**Collected material**.
** BEGIN **

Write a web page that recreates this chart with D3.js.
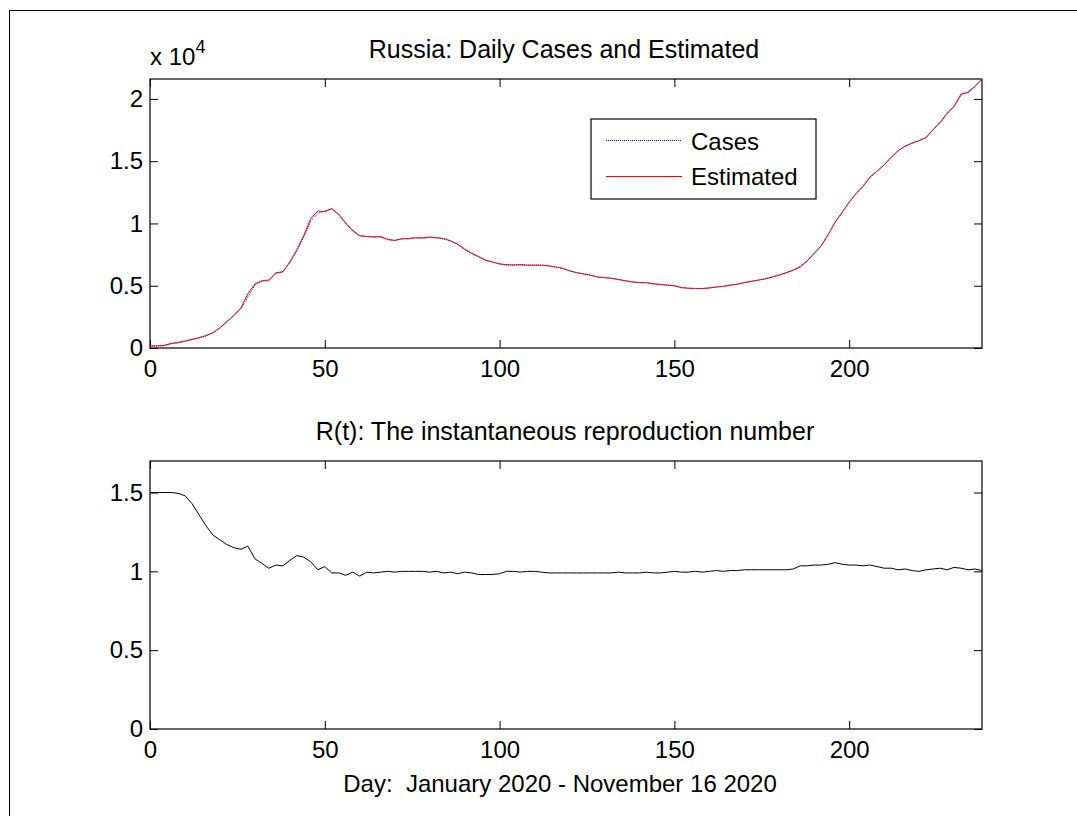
<!DOCTYPE html>
<html>
<head>
<meta charset="utf-8">
<script src="https://cdn.jsdelivr.net/npm/d3@7"></script>
<style>
    body { margin: 0; background: #fff; }
    text { font-family: Arial, "Liberation Sans", Helvetica, sans-serif; fill: #000; }
</style>
</head>
<body>
<div id="chart"></div>
<script>
// Day index (every 2nd day)
const days = [
    0, 2, 4, 6, 8, 10, 12, 14, 16, 18,
    20, 22, 24, 26, 28, 30, 32, 34, 36, 38,
    40, 42, 44, 46, 48, 50, 52, 54, 56, 58,
    60, 62, 64, 66, 68, 70, 72, 74, 76, 78,
    80, 82, 84, 86, 88, 90, 92, 94, 96, 98,
    100, 102, 104, 106, 108, 110, 112, 114, 116, 118,
    120, 122, 124, 126, 128, 130, 132, 134, 136, 138,
    140, 142, 144, 146, 148, 150, 152, 154, 156, 158,
    160, 162, 164, 166, 168, 170, 172, 174, 176, 178,
    180, 182, 184, 186, 188, 190, 192, 194, 196, 198,
    200, 202, 204, 206, 208, 210, 212, 214, 216, 218,
    220, 222, 224, 226, 228, 230, 232, 234, 236, 238
];

// Daily cases
const cases = [
    150, 160, 190, 330, 420, 520, 660, 800, 960, 1200,
    1600, 2100, 2600, 3150, 4100, 5050, 5350, 5500, 5950, 6150,
    6850, 7800, 8900, 10200, 10800, 11000, 11150, 10750, 10050, 9450,
    9050, 8950, 8950, 8900, 8750, 8600, 8800, 8750, 8850, 8800,
    8900, 8850, 8750, 8600, 8300, 7900, 7600, 7300, 7050, 6900,
    6750, 6650, 6700, 6650, 6650, 6650, 6650, 6600, 6500, 6400,
    6200, 6050, 5950, 5850, 5700, 5650, 5600, 5500, 5400, 5300,
    5250, 5250, 5150, 5100, 5050, 5000, 4850, 4800, 4780, 4780,
    4820, 4900, 4950, 5050, 5120, 5250, 5350, 5450, 5550, 5700,
    5850, 6050, 6250, 6550, 7000, 7600, 8200, 9100, 10100, 10900,
    11700, 12400, 13000, 13700, 14200, 14700, 15300, 15800, 16200, 16450,
    16650, 16900, 17500, 18100, 18800, 19400, 20300, 20600, 21000, 21600
];

// Estimated cases
const estimated = [
    160, 170, 210, 370, 450, 560, 700, 830, 1000, 1230,
    1620, 2120, 2620, 3200, 4350, 5150, 5400, 5400, 6050, 6100,
    6900, 7900, 9050, 10400, 11000, 10950, 11200, 10700, 10000, 9400,
    9000, 8950, 8900, 8950, 8700, 8650, 8750, 8800, 8850, 8850,
    8900, 8850, 8800, 8600, 8350, 7950, 7600, 7350, 7050, 6900,
    6750, 6700, 6650, 6700, 6650, 6650, 6650, 6600, 6500, 6400,
    6200, 6050, 5950, 5850, 5700, 5650, 5600, 5500, 5400, 5300,
    5250, 5250, 5150, 5100, 5050, 5000, 4850, 4800, 4780, 4780,
    4820, 4900, 4950, 5050, 5120, 5250, 5350, 5450, 5550, 5700,
    5850, 6050, 6250, 6500, 7000, 7600, 8200, 9100, 10100, 10900,
    11700, 12400, 13000, 13750, 14200, 14700, 15300, 15850, 16200, 16450,
    16650, 16900, 17550, 18100, 18850, 19400, 20400, 20500, 21000, 21600
];

// R(t) instantaneous reproduction number
const rt = [
    1.50, 1.50, 1.50, 1.50, 1.495, 1.48, 1.43, 1.36, 1.29, 1.23,
    1.20, 1.17, 1.15, 1.14, 1.16, 1.08, 1.05, 1.02, 1.04, 1.035,
    1.07, 1.10, 1.09, 1.06, 1.01, 1.03, 0.99, 0.99, 0.975, 0.995,
    0.97, 0.995, 0.99, 0.995, 1.00, 0.995, 1.00, 1.00, 1.00, 1.00,
    0.995, 1.00, 0.99, 0.995, 0.985, 0.995, 0.99, 0.98, 0.98, 0.98,
    0.985, 1.00, 1.00, 0.995, 1.00, 1.00, 0.995, 0.99, 0.99, 0.99,
    0.99, 0.99, 0.99, 0.99, 0.99, 0.99, 0.99, 0.995, 0.99, 0.99,
    0.99, 0.995, 0.99, 0.99, 0.995, 1.00, 0.995, 0.995, 1.00, 0.995,
    1.00, 1.005, 1.00, 1.005, 1.005, 1.01, 1.01, 1.01, 1.01, 1.01,
    1.01, 1.01, 1.015, 1.035, 1.035, 1.04, 1.04, 1.045, 1.055, 1.045,
    1.04, 1.04, 1.035, 1.04, 1.03, 1.02, 1.02, 1.01, 1.015, 1.005,
    1.00, 1.01, 1.015, 1.02, 1.01, 1.025, 1.02, 1.01, 1.015, 1.005
];

const xTicks = [0, 50, 100, 150, 200];
const casesTicks = [0, 5000, 10000, 15000, 20000];
const rtTicks = [0, 0.5, 1, 1.5];

const width = 1077;
const height = 816;
const plotLeft = 150;
const plotRight = 982;
const tickLen = 8;

const svg = d3.select("#chart")
    .append("svg")
    .attr("width", width)
    .attr("height", height);

svg.append("rect")
    .attr("width", width)
    .attr("height", height)
    .attr("fill", "#fff");

// Outer figure frame
svg.append("rect")
    .attr("x", 9.5)
    .attr("y", 10.5)
    .attr("width", width + 20)
    .attr("height", height + 20)
    .attr("fill", "none")
    .attr("stroke", "#000")
    .attr("stroke-width", 1);

const x = d3.scaleLinear().domain([0, 238]).range([plotLeft, plotRight]);

// Draws a MATLAB-like boxed axes, returns y scale
function drawAxes(top, bottom, yDomain, yTickVals, yFormat) {
    const y = d3.scaleLinear().domain(yDomain).range([bottom, top]);
    const g = svg.append("g");

    const bottomAxis = g.append("g")
        .attr("transform", `translate(0,${bottom})`)
        .call(d3.axisBottom(x).tickValues(xTicks).tickSizeInner(-tickLen).tickSizeOuter(0).tickPadding(12));
    const topAxis = g.append("g")
        .attr("transform", `translate(0,${top})`)
        .call(d3.axisTop(x).tickValues(xTicks).tickSizeInner(-tickLen).tickSizeOuter(0).tickFormat(""));
    const leftAxis = g.append("g")
        .attr("transform", `translate(${plotLeft},0)`)
        .call(d3.axisLeft(y).tickValues(yTickVals).tickSizeInner(-tickLen).tickSizeOuter(0).tickPadding(7).tickFormat(yFormat));
    const rightAxis = g.append("g")
        .attr("transform", `translate(${plotRight},0)`)
        .call(d3.axisRight(y).tickValues(yTickVals).tickSizeInner(-tickLen).tickSizeOuter(0).tickFormat(""));

    [bottomAxis, topAxis, leftAxis, rightAxis].forEach(a => {
        a.select(".domain").remove();
        a.selectAll("line").attr("stroke", "#000");
        a.selectAll("text")
            .style("font-size", "24px")
            .attr("fill", "#000")
            .style("font-family", "Arial, 'Liberation Sans', sans-serif");
    });

    g.append("rect")
        .attr("x", plotLeft)
        .attr("y", top)
        .attr("width", plotRight - plotLeft)
        .attr("height", bottom - top)
        .attr("fill", "none")
        .attr("stroke", "#000")
        .attr("stroke-width", 1.2);

    return y;
}

// ---- Top panel: daily cases ----
const yCases = drawAxes(79, 348, [0, 21600], casesTicks, d => d / 1e4);

const casesLine = d3.line()
    .x((d, i) => x(days[i]))
    .y(d => yCases(d));

svg.append("path")
    .datum(cases)
    .attr("d", casesLine)
    .attr("fill", "none")
    .attr("stroke", "#0000ff")
    .attr("stroke-width", 1)
    .attr("stroke-dasharray", "1,1");

svg.append("path")
    .datum(estimated)
    .attr("d", casesLine)
    .attr("fill", "none")
    .attr("stroke", "#ff0000")
    .attr("stroke-width", 1);

svg.append("text")
    .attr("x", 564)
    .attr("y", 58)
    .attr("text-anchor", "middle")
    .style("font-size", "25px")
    .text("Russia: Daily Cases and Estimated");

// Exponent label
const expo = svg.append("text")
    .attr("x", 150)
    .attr("y", 65)
    .style("font-size", "24px");
expo.append("tspan").text("x 10");
expo.append("tspan")
    .attr("dy", -12)
    .style("font-size", "18px")
    .text("4");

// Legend
const legend = svg.append("g");
legend.append("rect")
    .attr("x", 591)
    .attr("y", 119)
    .attr("width", 225)
    .attr("height", 80)
    .attr("fill", "#fff")
    .attr("stroke", "#000")
    .attr("stroke-width", 1.2);

legend.append("line")
    .attr("x1", 606).attr("x2", 682)
    .attr("y1", 140.5).attr("y2", 140.5)
    .attr("stroke", "#0000ff")
    .attr("stroke-dasharray", "1,1");
legend.append("text")
    .attr("x", 691)
    .attr("y", 150)
    .style("font-size", "24px")
    .text("Cases");

legend.append("line")
    .attr("x1", 606).attr("x2", 682)
    .attr("y1", 176.5).attr("y2", 176.5)
    .attr("stroke", "#ff0000");
legend.append("text")
    .attr("x", 691)
    .attr("y", 185)
    .style("font-size", "24px")
    .text("Estimated");

// ---- Bottom panel: R(t) ----
const yRt = drawAxes(461, 729, [0, 1.7], rtTicks, d => d);

const rtLine = d3.line()
    .x((d, i) => x(days[i]))
    .y(d => yRt(d));

svg.append("path")
    .datum(rt)
    .attr("d", rtLine)
    .attr("fill", "none")
    .attr("stroke", "#000")
    .attr("stroke-width", 1);

svg.append("text")
    .attr("x", 565)
    .attr("y", 440)
    .attr("text-anchor", "middle")
    .style("font-size", "25px")
    .text("R(t): The instantaneous reproduction number");

svg.append("text")
    .attr("x", 560)
    .attr("y", 792)
    .attr("text-anchor", "middle")
    .style("font-size", "24px")
    .style("white-space", "pre")
    .text("Day:  January 2020 - November 16 2020");
</script>
</body>
</html>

** END **

**What you should do**. Which lines in the listing above hold the word "chart"? Show each of them.

**Output of the exercise**.
Write a web page that recreates this chart with D3.js.
<div id="chart"></div>
const svg = d3.select("#chart")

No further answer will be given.